---- SOURCE MATERIAL

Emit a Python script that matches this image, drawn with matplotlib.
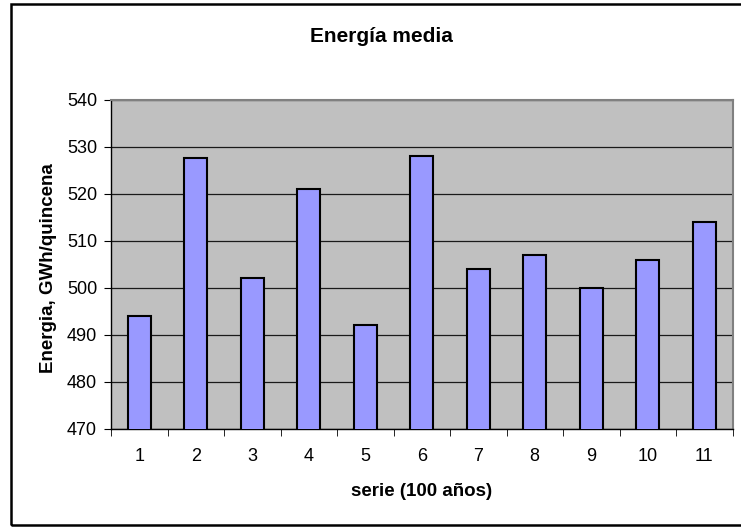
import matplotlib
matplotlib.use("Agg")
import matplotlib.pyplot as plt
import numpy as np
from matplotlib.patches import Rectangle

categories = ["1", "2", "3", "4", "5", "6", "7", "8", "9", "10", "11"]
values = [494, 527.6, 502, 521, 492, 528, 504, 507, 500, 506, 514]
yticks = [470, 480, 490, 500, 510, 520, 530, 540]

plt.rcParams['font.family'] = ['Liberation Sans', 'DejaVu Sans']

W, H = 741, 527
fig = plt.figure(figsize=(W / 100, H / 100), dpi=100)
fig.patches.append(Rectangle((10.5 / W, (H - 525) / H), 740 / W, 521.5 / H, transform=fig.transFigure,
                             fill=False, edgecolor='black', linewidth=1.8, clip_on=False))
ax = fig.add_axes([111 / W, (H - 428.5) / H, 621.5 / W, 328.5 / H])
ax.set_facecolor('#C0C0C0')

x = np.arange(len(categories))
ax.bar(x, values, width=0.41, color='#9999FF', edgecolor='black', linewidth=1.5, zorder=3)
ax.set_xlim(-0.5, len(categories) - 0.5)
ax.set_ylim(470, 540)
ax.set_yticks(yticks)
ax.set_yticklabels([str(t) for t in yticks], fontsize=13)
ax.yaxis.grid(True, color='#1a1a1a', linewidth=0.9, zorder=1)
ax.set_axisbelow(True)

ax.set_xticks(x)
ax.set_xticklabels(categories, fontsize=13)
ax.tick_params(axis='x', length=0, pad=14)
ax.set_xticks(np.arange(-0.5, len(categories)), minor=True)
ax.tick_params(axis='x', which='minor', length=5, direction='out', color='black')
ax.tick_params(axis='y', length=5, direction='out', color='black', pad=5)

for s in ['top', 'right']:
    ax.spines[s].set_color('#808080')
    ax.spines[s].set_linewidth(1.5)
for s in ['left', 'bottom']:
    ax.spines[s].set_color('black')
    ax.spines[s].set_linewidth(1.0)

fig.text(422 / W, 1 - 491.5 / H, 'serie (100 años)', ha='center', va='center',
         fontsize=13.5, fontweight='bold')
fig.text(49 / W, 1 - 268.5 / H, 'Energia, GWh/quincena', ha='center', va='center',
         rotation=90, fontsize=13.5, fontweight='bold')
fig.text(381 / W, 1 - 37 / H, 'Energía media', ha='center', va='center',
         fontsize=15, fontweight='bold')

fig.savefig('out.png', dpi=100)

--------
---- SOURCE MATERIAL

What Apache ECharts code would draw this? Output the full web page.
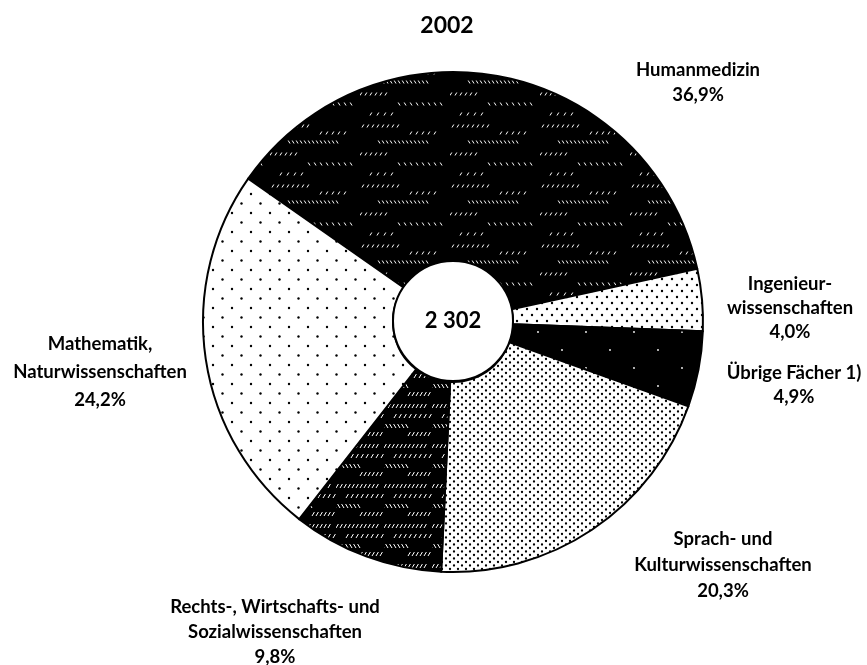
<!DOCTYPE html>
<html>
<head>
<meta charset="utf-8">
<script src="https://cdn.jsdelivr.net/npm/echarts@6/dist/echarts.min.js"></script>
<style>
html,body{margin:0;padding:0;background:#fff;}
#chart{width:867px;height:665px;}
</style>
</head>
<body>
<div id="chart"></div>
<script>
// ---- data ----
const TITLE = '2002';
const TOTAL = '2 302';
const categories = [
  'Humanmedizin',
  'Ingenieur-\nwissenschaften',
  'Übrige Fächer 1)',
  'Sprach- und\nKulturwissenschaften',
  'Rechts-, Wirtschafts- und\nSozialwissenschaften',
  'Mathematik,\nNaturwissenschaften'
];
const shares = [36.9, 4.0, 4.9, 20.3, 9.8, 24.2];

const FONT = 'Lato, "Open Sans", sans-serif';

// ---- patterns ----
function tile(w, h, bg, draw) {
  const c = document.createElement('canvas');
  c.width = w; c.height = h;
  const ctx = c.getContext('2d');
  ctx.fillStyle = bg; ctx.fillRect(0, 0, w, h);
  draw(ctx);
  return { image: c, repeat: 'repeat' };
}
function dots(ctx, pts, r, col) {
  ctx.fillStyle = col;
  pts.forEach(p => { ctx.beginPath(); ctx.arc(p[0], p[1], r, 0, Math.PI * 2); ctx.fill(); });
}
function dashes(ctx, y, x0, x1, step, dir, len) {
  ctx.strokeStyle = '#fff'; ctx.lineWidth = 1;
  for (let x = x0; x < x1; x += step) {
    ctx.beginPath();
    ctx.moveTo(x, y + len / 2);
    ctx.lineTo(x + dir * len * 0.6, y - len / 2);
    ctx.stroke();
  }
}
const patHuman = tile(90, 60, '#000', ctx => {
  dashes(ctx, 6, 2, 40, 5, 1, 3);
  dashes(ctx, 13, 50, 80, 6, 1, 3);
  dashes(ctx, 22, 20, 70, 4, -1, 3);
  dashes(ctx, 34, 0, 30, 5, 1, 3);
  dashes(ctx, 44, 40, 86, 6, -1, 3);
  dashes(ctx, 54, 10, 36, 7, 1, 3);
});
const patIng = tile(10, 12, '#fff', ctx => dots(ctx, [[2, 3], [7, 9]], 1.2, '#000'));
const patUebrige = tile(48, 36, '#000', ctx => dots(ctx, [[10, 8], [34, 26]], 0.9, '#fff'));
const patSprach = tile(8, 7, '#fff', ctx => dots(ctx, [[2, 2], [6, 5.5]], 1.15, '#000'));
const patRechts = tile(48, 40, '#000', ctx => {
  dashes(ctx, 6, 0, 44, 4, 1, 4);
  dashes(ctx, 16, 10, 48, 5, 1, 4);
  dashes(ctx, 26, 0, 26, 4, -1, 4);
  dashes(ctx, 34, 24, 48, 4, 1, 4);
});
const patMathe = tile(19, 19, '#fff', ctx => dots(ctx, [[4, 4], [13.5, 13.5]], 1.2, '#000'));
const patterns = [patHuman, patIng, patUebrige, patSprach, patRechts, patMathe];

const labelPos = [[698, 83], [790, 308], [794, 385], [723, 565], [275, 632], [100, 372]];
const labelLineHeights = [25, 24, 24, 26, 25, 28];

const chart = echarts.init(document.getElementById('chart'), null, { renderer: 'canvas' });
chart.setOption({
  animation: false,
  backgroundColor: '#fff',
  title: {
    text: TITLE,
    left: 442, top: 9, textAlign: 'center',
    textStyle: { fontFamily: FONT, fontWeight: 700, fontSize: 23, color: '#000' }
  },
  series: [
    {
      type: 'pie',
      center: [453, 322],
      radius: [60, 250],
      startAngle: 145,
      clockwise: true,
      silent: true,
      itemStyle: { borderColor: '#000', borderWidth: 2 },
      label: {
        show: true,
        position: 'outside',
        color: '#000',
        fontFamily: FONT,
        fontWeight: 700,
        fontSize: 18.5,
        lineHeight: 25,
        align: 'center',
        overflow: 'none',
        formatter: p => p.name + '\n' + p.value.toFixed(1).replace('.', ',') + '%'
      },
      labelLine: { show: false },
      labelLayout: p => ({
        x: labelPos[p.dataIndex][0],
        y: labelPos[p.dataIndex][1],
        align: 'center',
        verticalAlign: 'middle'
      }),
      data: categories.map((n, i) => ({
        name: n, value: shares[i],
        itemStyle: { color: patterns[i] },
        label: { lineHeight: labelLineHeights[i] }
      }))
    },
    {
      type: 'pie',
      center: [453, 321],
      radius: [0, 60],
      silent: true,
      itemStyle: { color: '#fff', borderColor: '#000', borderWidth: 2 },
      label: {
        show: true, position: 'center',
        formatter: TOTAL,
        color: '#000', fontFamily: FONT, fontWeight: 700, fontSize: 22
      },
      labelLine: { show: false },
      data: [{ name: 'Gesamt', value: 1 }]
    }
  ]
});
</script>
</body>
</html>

--------

Quote the lines above exactly, starting with the one that has "Emit a Python" and ending with the one that has "ax.spines[s].set_linewidth(1.0)"; drop the pictures and include nothing else.

Emit a Python script that matches this image, drawn with matplotlib.
import matplotlib
matplotlib.use("Agg")
import matplotlib.pyplot as plt
import numpy as np
from matplotlib.patches import Rectangle

categories = ["1", "2", "3", "4", "5", "6", "7", "8", "9", "10", "11"]
values = [494, 527.6, 502, 521, 492, 528, 504, 507, 500, 506, 514]
yticks = [470, 480, 490, 500, 510, 520, 530, 540]

plt.rcParams['font.family'] = ['Liberation Sans', 'DejaVu Sans']

W, H = 741, 527
fig = plt.figure(figsize=(W / 100, H / 100), dpi=100)
fig.patches.append(Rectangle((10.5 / W, (H - 525) / H), 740 / W, 521.5 / H, transform=fig.transFigure,
                             fill=False, edgecolor='black', linewidth=1.8, clip_on=False))
ax = fig.add_axes([111 / W, (H - 428.5) / H, 621.5 / W, 328.5 / H])
ax.set_facecolor('#C0C0C0')

x = np.arange(len(categories))
ax.bar(x, values, width=0.41, color='#9999FF', edgecolor='black', linewidth=1.5, zorder=3)
ax.set_xlim(-0.5, len(categories) - 0.5)
ax.set_ylim(470, 540)
ax.set_yticks(yticks)
ax.set_yticklabels([str(t) for t in yticks], fontsize=13)
ax.yaxis.grid(True, color='#1a1a1a', linewidth=0.9, zorder=1)
ax.set_axisbelow(True)

ax.set_xticks(x)
ax.set_xticklabels(categories, fontsize=13)
ax.tick_params(axis='x', length=0, pad=14)
ax.set_xticks(np.arange(-0.5, len(categories)), minor=True)
ax.tick_params(axis='x', which='minor', length=5, direction='out', color='black')
ax.tick_params(axis='y', length=5, direction='out', color='black', pad=5)

for s in ['top', 'right']:
    ax.spines[s].set_color('#808080')
    ax.spines[s].set_linewidth(1.5)
for s in ['left', 'bottom']:
    ax.spines[s].set_color('black')
    ax.spines[s].set_linewidth(1.0)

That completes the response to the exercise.